* [WHAT IS ASKED]: Output all the data exactly. Pictures do not belong in the copy.

>> begin SOURCE EXCERPT

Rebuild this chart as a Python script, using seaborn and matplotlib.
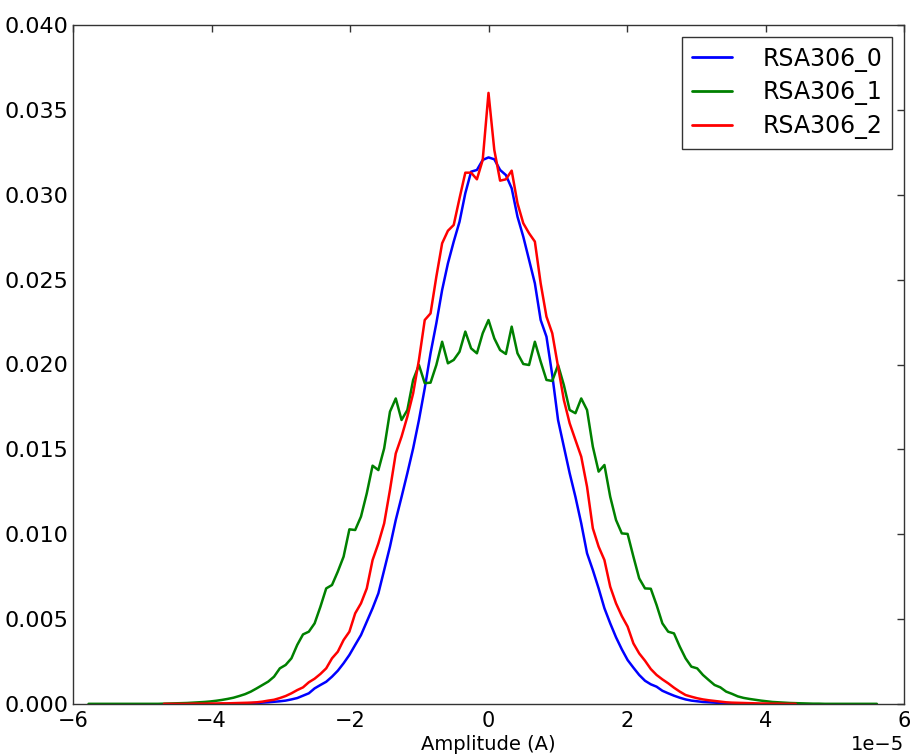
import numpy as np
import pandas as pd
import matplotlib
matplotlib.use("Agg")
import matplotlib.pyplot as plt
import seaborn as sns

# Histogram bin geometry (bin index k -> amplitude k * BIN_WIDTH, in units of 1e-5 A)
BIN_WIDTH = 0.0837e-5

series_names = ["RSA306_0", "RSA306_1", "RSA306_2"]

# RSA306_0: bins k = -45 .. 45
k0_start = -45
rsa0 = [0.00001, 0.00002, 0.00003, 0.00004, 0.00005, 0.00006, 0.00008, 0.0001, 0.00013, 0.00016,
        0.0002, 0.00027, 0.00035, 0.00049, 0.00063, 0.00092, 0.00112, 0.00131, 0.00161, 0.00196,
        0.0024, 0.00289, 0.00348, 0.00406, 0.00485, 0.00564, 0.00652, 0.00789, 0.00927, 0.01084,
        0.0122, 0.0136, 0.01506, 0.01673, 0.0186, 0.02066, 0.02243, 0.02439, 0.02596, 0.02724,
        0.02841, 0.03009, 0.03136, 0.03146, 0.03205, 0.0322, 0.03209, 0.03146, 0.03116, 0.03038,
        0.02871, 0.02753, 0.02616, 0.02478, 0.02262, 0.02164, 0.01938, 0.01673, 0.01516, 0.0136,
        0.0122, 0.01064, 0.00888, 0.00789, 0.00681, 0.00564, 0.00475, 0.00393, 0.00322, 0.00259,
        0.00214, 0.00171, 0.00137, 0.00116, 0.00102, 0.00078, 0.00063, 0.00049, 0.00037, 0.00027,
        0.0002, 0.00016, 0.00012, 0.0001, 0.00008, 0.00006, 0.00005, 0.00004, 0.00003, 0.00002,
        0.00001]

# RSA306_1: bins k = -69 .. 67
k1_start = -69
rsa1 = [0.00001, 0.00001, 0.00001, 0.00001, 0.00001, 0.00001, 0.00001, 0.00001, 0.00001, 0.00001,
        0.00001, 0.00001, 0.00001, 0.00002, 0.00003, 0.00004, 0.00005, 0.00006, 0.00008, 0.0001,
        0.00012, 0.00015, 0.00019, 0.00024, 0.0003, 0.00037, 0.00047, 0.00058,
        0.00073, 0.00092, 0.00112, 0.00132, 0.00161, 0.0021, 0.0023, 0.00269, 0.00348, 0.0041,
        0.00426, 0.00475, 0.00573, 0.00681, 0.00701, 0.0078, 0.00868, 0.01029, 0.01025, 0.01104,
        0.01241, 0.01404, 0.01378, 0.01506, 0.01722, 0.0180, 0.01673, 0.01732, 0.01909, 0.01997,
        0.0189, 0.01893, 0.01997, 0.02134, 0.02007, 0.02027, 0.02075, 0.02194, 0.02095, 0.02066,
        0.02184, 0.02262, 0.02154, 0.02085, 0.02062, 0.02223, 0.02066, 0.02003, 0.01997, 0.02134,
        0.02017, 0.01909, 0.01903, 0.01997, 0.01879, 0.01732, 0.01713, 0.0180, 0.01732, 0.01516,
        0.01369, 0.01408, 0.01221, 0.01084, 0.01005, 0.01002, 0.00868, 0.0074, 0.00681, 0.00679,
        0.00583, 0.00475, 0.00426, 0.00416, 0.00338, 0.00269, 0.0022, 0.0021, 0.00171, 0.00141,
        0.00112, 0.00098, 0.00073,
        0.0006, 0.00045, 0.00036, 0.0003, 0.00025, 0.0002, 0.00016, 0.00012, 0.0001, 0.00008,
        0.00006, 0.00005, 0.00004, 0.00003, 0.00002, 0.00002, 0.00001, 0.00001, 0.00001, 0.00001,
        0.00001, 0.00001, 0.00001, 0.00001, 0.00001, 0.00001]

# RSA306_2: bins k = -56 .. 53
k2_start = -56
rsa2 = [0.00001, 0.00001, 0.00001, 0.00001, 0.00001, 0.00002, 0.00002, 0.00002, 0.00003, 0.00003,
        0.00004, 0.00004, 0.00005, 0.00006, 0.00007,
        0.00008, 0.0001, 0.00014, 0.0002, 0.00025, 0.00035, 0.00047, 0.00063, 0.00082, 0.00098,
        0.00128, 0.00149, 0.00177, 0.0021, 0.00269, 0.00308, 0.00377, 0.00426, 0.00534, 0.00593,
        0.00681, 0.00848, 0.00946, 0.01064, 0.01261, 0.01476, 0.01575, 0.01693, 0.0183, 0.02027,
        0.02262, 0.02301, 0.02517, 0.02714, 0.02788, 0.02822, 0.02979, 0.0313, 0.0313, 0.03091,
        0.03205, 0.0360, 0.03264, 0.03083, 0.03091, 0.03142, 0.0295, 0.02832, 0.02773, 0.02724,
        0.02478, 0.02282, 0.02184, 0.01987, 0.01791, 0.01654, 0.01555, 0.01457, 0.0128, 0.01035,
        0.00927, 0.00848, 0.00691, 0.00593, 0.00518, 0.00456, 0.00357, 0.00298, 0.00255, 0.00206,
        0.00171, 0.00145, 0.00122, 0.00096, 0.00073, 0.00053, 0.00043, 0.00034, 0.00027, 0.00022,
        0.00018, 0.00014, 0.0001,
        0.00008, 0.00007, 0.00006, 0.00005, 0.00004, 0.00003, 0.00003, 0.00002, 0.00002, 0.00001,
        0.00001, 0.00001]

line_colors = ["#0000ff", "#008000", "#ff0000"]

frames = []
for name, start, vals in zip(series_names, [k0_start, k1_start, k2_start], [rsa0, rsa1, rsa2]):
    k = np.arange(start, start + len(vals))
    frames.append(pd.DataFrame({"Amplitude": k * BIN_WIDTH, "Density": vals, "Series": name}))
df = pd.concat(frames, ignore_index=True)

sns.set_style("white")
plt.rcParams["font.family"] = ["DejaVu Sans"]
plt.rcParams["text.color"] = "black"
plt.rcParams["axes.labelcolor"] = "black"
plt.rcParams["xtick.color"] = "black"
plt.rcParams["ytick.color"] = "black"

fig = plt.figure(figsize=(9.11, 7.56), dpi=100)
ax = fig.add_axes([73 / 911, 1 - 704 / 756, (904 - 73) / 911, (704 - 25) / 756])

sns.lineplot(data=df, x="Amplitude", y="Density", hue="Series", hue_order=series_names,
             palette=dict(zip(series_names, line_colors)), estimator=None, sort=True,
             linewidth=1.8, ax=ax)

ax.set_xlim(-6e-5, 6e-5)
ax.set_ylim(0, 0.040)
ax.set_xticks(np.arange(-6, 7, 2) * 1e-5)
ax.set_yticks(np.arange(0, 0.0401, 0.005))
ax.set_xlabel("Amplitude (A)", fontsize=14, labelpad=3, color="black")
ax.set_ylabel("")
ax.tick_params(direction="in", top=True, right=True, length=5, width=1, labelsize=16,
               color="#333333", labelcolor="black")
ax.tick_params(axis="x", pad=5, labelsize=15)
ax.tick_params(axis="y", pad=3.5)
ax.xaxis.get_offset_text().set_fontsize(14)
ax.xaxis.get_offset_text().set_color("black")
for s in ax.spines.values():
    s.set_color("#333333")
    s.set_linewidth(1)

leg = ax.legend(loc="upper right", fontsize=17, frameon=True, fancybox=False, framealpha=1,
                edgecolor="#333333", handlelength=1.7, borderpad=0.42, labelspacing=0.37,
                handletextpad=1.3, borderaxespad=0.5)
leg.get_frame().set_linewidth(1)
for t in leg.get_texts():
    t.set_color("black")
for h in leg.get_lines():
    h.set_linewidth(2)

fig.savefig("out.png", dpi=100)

>> end SOURCE EXCERPT

* [EXPECTED OUTPUT]:
Rebuild this chart as a Python script, using seaborn and matplotlib.
import numpy as np
import pandas as pd
import matplotlib
matplotlib.use("Agg")
import matplotlib.pyplot as plt
import seaborn as sns

# Histogram bin geometry (bin index k -> amplitude k * BIN_WIDTH, in units of 1e-5 A)
BIN_WIDTH = 0.0837e-5

series_names = ["RSA306_0", "RSA306_1", "RSA306_2"]

# RSA306_0: bins k = -45 .. 45
k0_start = -45
rsa0 = [0.00001, 0.00002, 0.00003, 0.00004, 0.00005, 0.00006, 0.00008, 0.0001, 0.00013, 0.00016,
        0.0002, 0.00027, 0.00035, 0.00049, 0.00063, 0.00092, 0.00112, 0.00131, 0.00161, 0.00196,
        0.0024, 0.00289, 0.00348, 0.00406, 0.00485, 0.00564, 0.00652, 0.00789, 0.00927, 0.01084,
        0.0122, 0.0136, 0.01506, 0.01673, 0.0186, 0.02066, 0.02243, 0.02439, 0.02596, 0.02724,
        0.02841, 0.03009, 0.03136, 0.03146, 0.03205, 0.0322, 0.03209, 0.03146, 0.03116, 0.03038,
        0.02871, 0.02753, 0.02616, 0.02478, 0.02262, 0.02164, 0.01938, 0.01673, 0.01516, 0.0136,
        0.0122, 0.01064, 0.00888, 0.00789, 0.00681, 0.00564, 0.00475, 0.00393, 0.00322, 0.00259,
        0.00214, 0.00171, 0.00137, 0.00116, 0.00102, 0.00078, 0.00063, 0.00049, 0.00037, 0.00027,
        0.0002, 0.00016, 0.00012, 0.0001, 0.00008, 0.00006, 0.00005, 0.00004, 0.00003, 0.00002,
        0.00001]

# RSA306_1: bins k = -69 .. 67
k1_start = -69
rsa1 = [0.00001, 0.00001, 0.00001, 0.00001, 0.00001, 0.00001, 0.00001, 0.00001, 0.00001, 0.00001,
        0.00001, 0.00001, 0.00001, 0.00002, 0.00003, 0.00004, 0.00005, 0.00006, 0.00008, 0.0001,
        0.00012, 0.00015, 0.00019, 0.00024, 0.0003, 0.00037, 0.00047, 0.00058,
        0.00073, 0.00092, 0.00112, 0.00132, 0.00161, 0.0021, 0.0023, 0.00269, 0.00348, 0.0041,
        0.00426, 0.00475, 0.00573, 0.00681, 0.00701, 0.0078, 0.00868, 0.01029, 0.01025, 0.01104,
        0.01241, 0.01404, 0.01378, 0.01506, 0.01722, 0.0180, 0.01673, 0.01732, 0.01909, 0.01997,
        0.0189, 0.01893, 0.01997, 0.02134, 0.02007, 0.02027, 0.02075, 0.02194, 0.02095, 0.02066,
        0.02184, 0.02262, 0.02154, 0.02085, 0.02062, 0.02223, 0.02066, 0.02003, 0.01997, 0.02134,
        0.02017, 0.01909, 0.01903, 0.01997, 0.01879, 0.01732, 0.01713, 0.0180, 0.01732, 0.01516,
        0.01369, 0.01408, 0.01221, 0.01084, 0.01005, 0.01002, 0.00868, 0.0074, 0.00681, 0.00679,
        0.00583, 0.00475, 0.00426, 0.00416, 0.00338, 0.00269, 0.0022, 0.0021, 0.00171, 0.00141,
        0.00112, 0.00098, 0.00073,
        0.0006, 0.00045, 0.00036, 0.0003, 0.00025, 0.0002, 0.00016, 0.00012, 0.0001, 0.00008,
        0.00006, 0.00005, 0.00004, 0.00003, 0.00002, 0.00002, 0.00001, 0.00001, 0.00001, 0.00001,
        0.00001, 0.00001, 0.00001, 0.00001, 0.00001, 0.00001]

# RSA306_2: bins k = -56 .. 53
k2_start = -56
rsa2 = [0.00001, 0.00001, 0.00001, 0.00001, 0.00001, 0.00002, 0.00002, 0.00002, 0.00003, 0.00003,
        0.00004, 0.00004, 0.00005, 0.00006, 0.00007,
        0.00008, 0.0001, 0.00014, 0.0002, 0.00025, 0.00035, 0.00047, 0.00063, 0.00082, 0.00098,
        0.00128, 0.00149, 0.00177, 0.0021, 0.00269, 0.00308, 0.00377, 0.00426, 0.00534, 0.00593,
        0.00681, 0.00848, 0.00946, 0.01064, 0.01261, 0.01476, 0.01575, 0.01693, 0.0183, 0.02027,
        0.02262, 0.02301, 0.02517, 0.02714, 0.02788, 0.02822, 0.02979, 0.0313, 0.0313, 0.03091,
        0.03205, 0.0360, 0.03264, 0.03083, 0.03091, 0.03142, 0.0295, 0.02832, 0.02773, 0.02724,
        0.02478, 0.02282, 0.02184, 0.01987, 0.01791, 0.01654, 0.01555, 0.01457, 0.0128, 0.01035,
        0.00927, 0.00848, 0.00691, 0.00593, 0.00518, 0.00456, 0.00357, 0.00298, 0.00255, 0.00206,
        0.00171, 0.00145, 0.00122, 0.00096, 0.00073, 0.00053, 0.00043, 0.00034, 0.00027, 0.00022,
        0.00018, 0.00014, 0.0001,
        0.00008, 0.00007, 0.00006, 0.00005, 0.00004, 0.00003, 0.00003, 0.00002, 0.00002, 0.00001,
        0.00001, 0.00001]

line_colors = ["#0000ff", "#008000", "#ff0000"]

frames = []
for name, start, vals in zip(series_names, [k0_start, k1_start, k2_start], [rsa0, rsa1, rsa2]):
    k = np.arange(start, start + len(vals))
    frames.append(pd.DataFrame({"Amplitude": k * BIN_WIDTH, "Density": vals, "Series": name}))
df = pd.concat(frames, ignore_index=True)

sns.set_style("white")
plt.rcParams["font.family"] = ["DejaVu Sans"]
plt.rcParams["text.color"] = "black"
plt.rcParams["axes.labelcolor"] = "black"
plt.rcParams["xtick.color"] = "black"
plt.rcParams["ytick.color"] = "black"

fig = plt.figure(figsize=(9.11, 7.56), dpi=100)
ax = fig.add_axes([73 / 911, 1 - 704 / 756, (904 - 73) / 911, (704 - 25) / 756])

sns.lineplot(data=df, x="Amplitude", y="Density", hue="Series", hue_order=series_names,
             palette=dict(zip(series_names, line_colors)), estimator=None, sort=True,
             linewidth=1.8, ax=ax)

ax.set_xlim(-6e-5, 6e-5)
ax.set_ylim(0, 0.040)
ax.set_xticks(np.arange(-6, 7, 2) * 1e-5)
ax.set_yticks(np.arange(0, 0.0401, 0.005))
ax.set_xlabel("Amplitude (A)", fontsize=14, labelpad=3, color="black")
ax.set_ylabel("")
ax.tick_params(direction="in", top=True, right=True, length=5, width=1, labelsize=16,
               color="#333333", labelcolor="black")
ax.tick_params(axis="x", pad=5, labelsize=15)
ax.tick_params(axis="y", pad=3.5)
ax.xaxis.get_offset_text().set_fontsize(14)
ax.xaxis.get_offset_text().set_color("black")
for s in ax.spines.values():
    s.set_color("#333333")
    s.set_linewidth(1)

leg = ax.legend(loc="upper right", fontsize=17, frameon=True, fancybox=False, framealpha=1,
                edgecolor="#333333", handlelength=1.7, borderpad=0.42, labelspacing=0.37,
                handletextpad=1.3, borderaxespad=0.5)
leg.get_frame().set_linewidth(1)
for t in leg.get_texts():
    t.set_color("black")
for h in leg.get_lines():
    h.set_linewidth(2)

fig.savefig("out.png", dpi=100)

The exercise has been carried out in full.